___ Dataset section

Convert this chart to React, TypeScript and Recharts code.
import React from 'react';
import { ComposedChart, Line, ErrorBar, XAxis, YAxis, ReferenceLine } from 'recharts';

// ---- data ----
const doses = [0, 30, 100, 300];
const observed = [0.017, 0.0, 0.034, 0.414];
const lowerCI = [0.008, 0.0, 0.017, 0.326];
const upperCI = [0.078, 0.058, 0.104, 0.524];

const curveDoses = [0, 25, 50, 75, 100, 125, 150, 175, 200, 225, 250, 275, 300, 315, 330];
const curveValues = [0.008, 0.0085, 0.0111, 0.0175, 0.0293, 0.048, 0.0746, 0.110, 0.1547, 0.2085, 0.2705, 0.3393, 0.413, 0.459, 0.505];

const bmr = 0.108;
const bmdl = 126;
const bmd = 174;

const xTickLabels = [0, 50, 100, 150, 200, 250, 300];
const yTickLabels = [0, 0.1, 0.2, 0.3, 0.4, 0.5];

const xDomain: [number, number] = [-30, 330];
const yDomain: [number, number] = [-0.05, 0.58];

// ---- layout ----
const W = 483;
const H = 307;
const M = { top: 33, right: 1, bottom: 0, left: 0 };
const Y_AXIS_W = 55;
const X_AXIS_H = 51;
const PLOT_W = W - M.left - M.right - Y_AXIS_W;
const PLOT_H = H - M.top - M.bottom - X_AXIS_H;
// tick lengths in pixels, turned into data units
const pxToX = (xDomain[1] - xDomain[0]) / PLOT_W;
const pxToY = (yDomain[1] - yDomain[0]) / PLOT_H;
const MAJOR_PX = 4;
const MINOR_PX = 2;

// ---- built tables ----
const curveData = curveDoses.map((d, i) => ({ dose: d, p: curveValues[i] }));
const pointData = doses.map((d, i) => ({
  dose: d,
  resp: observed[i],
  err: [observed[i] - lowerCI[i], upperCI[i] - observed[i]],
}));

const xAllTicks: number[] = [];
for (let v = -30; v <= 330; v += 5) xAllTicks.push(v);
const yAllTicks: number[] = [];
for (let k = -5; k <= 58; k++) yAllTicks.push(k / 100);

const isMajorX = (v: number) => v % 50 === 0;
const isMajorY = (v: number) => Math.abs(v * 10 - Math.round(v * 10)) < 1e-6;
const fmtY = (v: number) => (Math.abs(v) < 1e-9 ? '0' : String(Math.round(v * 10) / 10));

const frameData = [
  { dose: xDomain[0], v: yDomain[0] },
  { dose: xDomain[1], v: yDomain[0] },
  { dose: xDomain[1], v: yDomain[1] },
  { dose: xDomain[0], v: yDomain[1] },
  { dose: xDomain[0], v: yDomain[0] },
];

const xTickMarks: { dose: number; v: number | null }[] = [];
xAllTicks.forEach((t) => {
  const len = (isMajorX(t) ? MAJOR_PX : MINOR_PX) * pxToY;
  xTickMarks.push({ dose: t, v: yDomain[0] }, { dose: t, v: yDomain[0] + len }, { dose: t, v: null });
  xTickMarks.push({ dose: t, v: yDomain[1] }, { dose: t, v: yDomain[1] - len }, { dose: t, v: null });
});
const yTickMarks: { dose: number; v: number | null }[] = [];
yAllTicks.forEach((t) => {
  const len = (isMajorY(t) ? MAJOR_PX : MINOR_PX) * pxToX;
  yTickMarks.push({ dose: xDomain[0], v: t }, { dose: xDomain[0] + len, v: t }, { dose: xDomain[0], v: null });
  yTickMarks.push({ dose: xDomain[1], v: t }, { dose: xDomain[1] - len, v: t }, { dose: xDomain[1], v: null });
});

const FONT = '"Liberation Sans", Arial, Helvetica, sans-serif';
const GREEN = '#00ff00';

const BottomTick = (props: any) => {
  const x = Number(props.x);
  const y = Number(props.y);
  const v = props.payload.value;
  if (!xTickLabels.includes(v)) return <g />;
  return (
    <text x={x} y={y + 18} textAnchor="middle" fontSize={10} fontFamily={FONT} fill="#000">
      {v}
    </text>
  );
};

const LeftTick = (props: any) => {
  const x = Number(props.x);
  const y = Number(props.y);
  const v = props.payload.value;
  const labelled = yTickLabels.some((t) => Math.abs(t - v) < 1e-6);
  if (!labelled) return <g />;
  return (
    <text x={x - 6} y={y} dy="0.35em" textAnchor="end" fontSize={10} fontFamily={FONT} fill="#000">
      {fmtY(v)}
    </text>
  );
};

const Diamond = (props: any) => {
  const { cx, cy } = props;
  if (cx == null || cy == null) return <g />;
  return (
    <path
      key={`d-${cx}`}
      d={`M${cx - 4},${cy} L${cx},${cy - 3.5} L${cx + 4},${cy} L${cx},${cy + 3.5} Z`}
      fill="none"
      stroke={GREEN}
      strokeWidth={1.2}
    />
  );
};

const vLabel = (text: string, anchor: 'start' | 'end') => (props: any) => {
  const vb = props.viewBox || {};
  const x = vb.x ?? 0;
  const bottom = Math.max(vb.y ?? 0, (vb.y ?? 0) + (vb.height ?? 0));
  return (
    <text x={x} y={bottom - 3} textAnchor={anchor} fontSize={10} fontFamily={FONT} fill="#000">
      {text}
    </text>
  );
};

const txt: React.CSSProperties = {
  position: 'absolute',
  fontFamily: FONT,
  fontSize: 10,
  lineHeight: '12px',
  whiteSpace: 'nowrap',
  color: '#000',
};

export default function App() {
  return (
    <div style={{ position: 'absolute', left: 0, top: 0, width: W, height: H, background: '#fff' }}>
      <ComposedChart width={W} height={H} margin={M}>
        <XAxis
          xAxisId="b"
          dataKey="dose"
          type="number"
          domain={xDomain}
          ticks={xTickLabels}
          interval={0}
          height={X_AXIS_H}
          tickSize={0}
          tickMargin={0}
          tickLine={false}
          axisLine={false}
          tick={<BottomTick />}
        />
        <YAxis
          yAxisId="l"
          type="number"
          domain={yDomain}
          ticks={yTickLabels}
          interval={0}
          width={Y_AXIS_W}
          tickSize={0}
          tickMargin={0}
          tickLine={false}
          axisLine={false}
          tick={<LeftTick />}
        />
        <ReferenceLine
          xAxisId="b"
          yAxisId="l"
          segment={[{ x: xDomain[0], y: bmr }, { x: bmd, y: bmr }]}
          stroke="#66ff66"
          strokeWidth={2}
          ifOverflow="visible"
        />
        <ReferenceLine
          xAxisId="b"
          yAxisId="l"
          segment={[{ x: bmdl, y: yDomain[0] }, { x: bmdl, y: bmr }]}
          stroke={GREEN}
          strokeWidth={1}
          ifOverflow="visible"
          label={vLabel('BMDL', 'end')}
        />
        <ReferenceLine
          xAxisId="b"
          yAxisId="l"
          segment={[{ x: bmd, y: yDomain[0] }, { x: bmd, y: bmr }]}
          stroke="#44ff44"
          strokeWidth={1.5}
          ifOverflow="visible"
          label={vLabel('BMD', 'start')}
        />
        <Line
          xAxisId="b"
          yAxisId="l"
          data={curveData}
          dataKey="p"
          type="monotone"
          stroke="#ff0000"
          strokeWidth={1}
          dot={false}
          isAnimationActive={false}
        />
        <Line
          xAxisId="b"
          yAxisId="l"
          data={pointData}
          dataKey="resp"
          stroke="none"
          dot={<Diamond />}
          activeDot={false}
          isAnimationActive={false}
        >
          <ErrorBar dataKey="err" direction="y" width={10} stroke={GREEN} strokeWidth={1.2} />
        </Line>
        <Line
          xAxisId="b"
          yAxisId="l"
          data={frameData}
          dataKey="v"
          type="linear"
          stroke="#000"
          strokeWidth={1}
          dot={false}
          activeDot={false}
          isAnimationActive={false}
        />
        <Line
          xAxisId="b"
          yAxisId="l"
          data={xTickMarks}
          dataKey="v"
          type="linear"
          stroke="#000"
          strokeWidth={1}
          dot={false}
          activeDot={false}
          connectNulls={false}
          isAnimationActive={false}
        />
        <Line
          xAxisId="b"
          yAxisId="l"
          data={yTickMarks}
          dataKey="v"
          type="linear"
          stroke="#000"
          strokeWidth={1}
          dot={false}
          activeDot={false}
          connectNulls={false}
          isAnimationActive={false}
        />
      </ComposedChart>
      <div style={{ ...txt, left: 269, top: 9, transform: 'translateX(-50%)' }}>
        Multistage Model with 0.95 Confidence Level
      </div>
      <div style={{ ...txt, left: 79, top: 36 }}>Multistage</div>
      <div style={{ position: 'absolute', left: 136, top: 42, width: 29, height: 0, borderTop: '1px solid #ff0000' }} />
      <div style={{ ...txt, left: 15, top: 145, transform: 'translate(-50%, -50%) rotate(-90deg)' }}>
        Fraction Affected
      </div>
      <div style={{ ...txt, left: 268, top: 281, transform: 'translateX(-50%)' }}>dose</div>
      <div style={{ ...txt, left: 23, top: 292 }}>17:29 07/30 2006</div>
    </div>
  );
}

______

Begin with the first line of the listing and copy exactly through the line that contains "const yDomain: [number, number]", please, keeping both ends and leaving out everything after.

Convert this chart to React, TypeScript and Recharts code.
import React from 'react';
import { ComposedChart, Line, ErrorBar, XAxis, YAxis, ReferenceLine } from 'recharts';

// ---- data ----
const doses = [0, 30, 100, 300];
const observed = [0.017, 0.0, 0.034, 0.414];
const lowerCI = [0.008, 0.0, 0.017, 0.326];
const upperCI = [0.078, 0.058, 0.104, 0.524];

const curveDoses = [0, 25, 50, 75, 100, 125, 150, 175, 200, 225, 250, 275, 300, 315, 330];
const curveValues = [0.008, 0.0085, 0.0111, 0.0175, 0.0293, 0.048, 0.0746, 0.110, 0.1547, 0.2085, 0.2705, 0.3393, 0.413, 0.459, 0.505];

const bmr = 0.108;
const bmdl = 126;
const bmd = 174;

const xTickLabels = [0, 50, 100, 150, 200, 250, 300];
const yTickLabels = [0, 0.1, 0.2, 0.3, 0.4, 0.5];

const xDomain: [number, number] = [-30, 330];
const yDomain: [number, number] = [-0.05, 0.58];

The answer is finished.